The dataset was a classic face, and there were two tasks, gender and status. This time, I tried to classify gender into 2 classes with pytorch of EfficientNet.

Data set installation

First drop it locally

$ git clone https://github.com/rois-codh/kaokore.git

Then hit the following command to get the image data.

$ python download.py

Then, the directory structure is as follows. There is an image in images_256, and the label of the image is labels.csv.

kaokore --- kaokore --- images_256 --- XXXXXX.jpg
                     |- labels.csv

EfficientNet

Then try using EfficientNet.

EfficientNet has various types of implementations, all of which are summarized here.

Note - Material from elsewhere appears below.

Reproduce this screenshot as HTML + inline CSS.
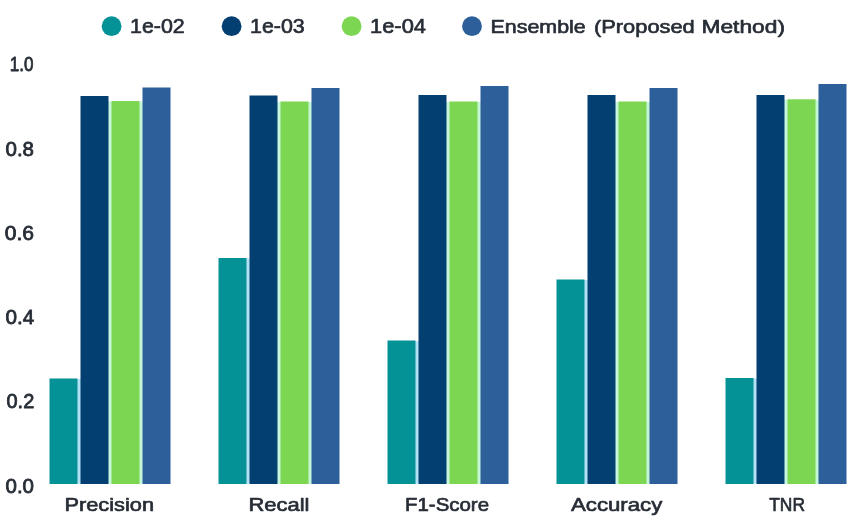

https://github.com/yoyoyo-yo/DeepLearningMugenKnock

This time I use EfficientNet B0

Library import

import torch
import torch.nn.functional as F
import argparse
import cv2
import numpy as np
from glob import glob
import copy
from collections import OrderedDict
from tqdm import tqdm
import pandas as pd

Definition

Define image size, etc.

class_label = ['male', 'female'] # class name
class_N = len(class_label) # class number
img_height, img_width = 128, 128 # image size
channel = 3 # channel size

# GPU
GPU = True # if necessary
device = torch.device("cuda" if GPU else "cpu")
torch.manual_seed(0)

EfficientNet

Define the model.

The original paper is https://arxiv.org/abs/1905.11946

EfficientNet became a hot topic in the model that was SoTA of Classification at that time. This time, I reassembled with pytorch referring to https://github.com/keras-team/keras-applications/blob/master/keras_applications/efficientnet.py.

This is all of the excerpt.